Leave out the pictures and retype only the lines from the opening line to the line that holds "sep=0pt, anchor=base] (tsmp)", both ends included.

** start of Supplied material **

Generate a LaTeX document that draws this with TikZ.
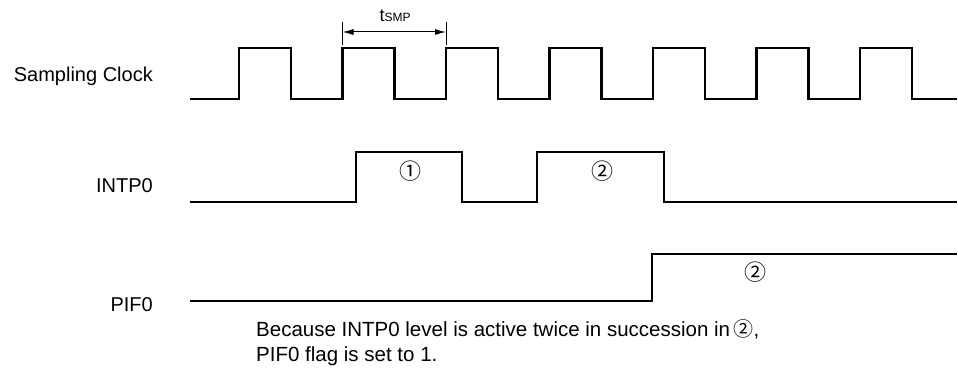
\documentclass[tikz,border=0pt]{standalone}
\usepackage{fontspec}
\setmainfont{Liberation Sans}
\newfontfamily\cjkfont{Noto Sans CJK JP}
\usetikzlibrary{arrows.meta}
\begin{document}
\begin{tikzpicture}[x=1pt,y=-1pt,
  wave/.style={line width=2.3pt, line cap=butt, line join=miter},
  lbl/.style={inner sep=0pt, font=\fontsize{20}{24}\selectfont, anchor=base east},
  note/.style={inner sep=0pt, font=\fontsize{20.5}{24}\selectfont, anchor=base west},
  circ/.style={inner sep=0pt, font=\cjkfont\fontsize{22}{24}\selectfont},
  dim/.style={line width=0.9pt},
  dimarrow/.style={line width=1pt, {Latex[length=11pt,width=6pt]}-{Latex[length=11pt,width=6pt]}}
]
\useasboundingbox (0,0) rectangle (958,371);

% labels
\node[lbl] (clk) at (153,82) {Sampling Clock};
\node[lbl] (intp) at (153,193) {INTP0};
\node[lbl] (pif) at (153,311) {PIF0};

% sampling clock
\draw[wave] (190,99) -- (239,99) -- (239,48) -- (291,48) -- (291,99)
  -- (342.5,99) -- (342.5,48) -- (394.5,48) -- (394.5,99)
  -- (446,99) -- (446,48) -- (498,48) -- (498,99)
  -- (549.5,99) -- (549.5,48) -- (601.5,48) -- (601.5,99)
  -- (653,99) -- (653,48) -- (705,48) -- (705,99)
  -- (756.5,99) -- (756.5,48) -- (808.5,48) -- (808.5,99)
  -- (860,99) -- (860,48) -- (912,48) -- (912,99) -- (957,99);

% tSMP dimension
\coordinate (ta) at (342.5,32);
\coordinate (tb) at (446,32);
\draw[dim] (342.5,22) -- (342.5,45);
\draw[dim] (446,22) -- (446,45);
\draw[dimarrow] (ta) -- (tb);
\node[inner sep=0pt, anchor=base] (tsmp) at (395,22) {\fontsize{18}{20}\selectfont t\fontsize{12}{14}\selectfont SMP};

% INTP0
\draw[wave] (190,202) -- (356,202) -- (356,152) -- (462,152) -- (462,202)
  -- (537,202) -- (537,152) -- (664,152) -- (664,202) -- (957,202);
\node[circ] (c1) at (410,171) {①};
\node[circ] (c2) at (602,171) {②};

% PIF0
\draw[wave] (190,301) -- (652,301) -- (652,254) -- (957,254);
\node[circ] (c3) at (755,272) {②};

% note
\node[note] (n1) at (256,336) {Because INTP0 level is active twice in succession in\,{\cjkfont\fontsize{20}{20}\selectfont ②},};
\node[note] (n2) at (256,361) {PIF0 flag is set to 1.};
\end{tikzpicture}
\end{document}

** end of Supplied material **

* Final answer
Generate a LaTeX document that draws this with TikZ.
\documentclass[tikz,border=0pt]{standalone}
\usepackage{fontspec}
\setmainfont{Liberation Sans}
\newfontfamily\cjkfont{Noto Sans CJK JP}
\usetikzlibrary{arrows.meta}
\begin{document}
\begin{tikzpicture}[x=1pt,y=-1pt,
  wave/.style={line width=2.3pt, line cap=butt, line join=miter},
  lbl/.style={inner sep=0pt, font=\fontsize{20}{24}\selectfont, anchor=base east},
  note/.style={inner sep=0pt, font=\fontsize{20.5}{24}\selectfont, anchor=base west},
  circ/.style={inner sep=0pt, font=\cjkfont\fontsize{22}{24}\selectfont},
  dim/.style={line width=0.9pt},
  dimarrow/.style={line width=1pt, {Latex[length=11pt,width=6pt]}-{Latex[length=11pt,width=6pt]}}
]
\useasboundingbox (0,0) rectangle (958,371);

% labels
\node[lbl] (clk) at (153,82) {Sampling Clock};
\node[lbl] (intp) at (153,193) {INTP0};
\node[lbl] (pif) at (153,311) {PIF0};

% sampling clock
\draw[wave] (190,99) -- (239,99) -- (239,48) -- (291,48) -- (291,99)
  -- (342.5,99) -- (342.5,48) -- (394.5,48) -- (394.5,99)
  -- (446,99) -- (446,48) -- (498,48) -- (498,99)
  -- (549.5,99) -- (549.5,48) -- (601.5,48) -- (601.5,99)
  -- (653,99) -- (653,48) -- (705,48) -- (705,99)
  -- (756.5,99) -- (756.5,48) -- (808.5,48) -- (808.5,99)
  -- (860,99) -- (860,48) -- (912,48) -- (912,99) -- (957,99);

% tSMP dimension
\coordinate (ta) at (342.5,32);
\coordinate (tb) at (446,32);
\draw[dim] (342.5,22) -- (342.5,45);
\draw[dim] (446,22) -- (446,45);
\draw[dimarrow] (ta) -- (tb);
\node[inner sep=0pt, anchor=base] (tsmp) at (395,22) {\fontsize{18}{20}\selectfont t\fontsize{12}{14}\selectfont SMP};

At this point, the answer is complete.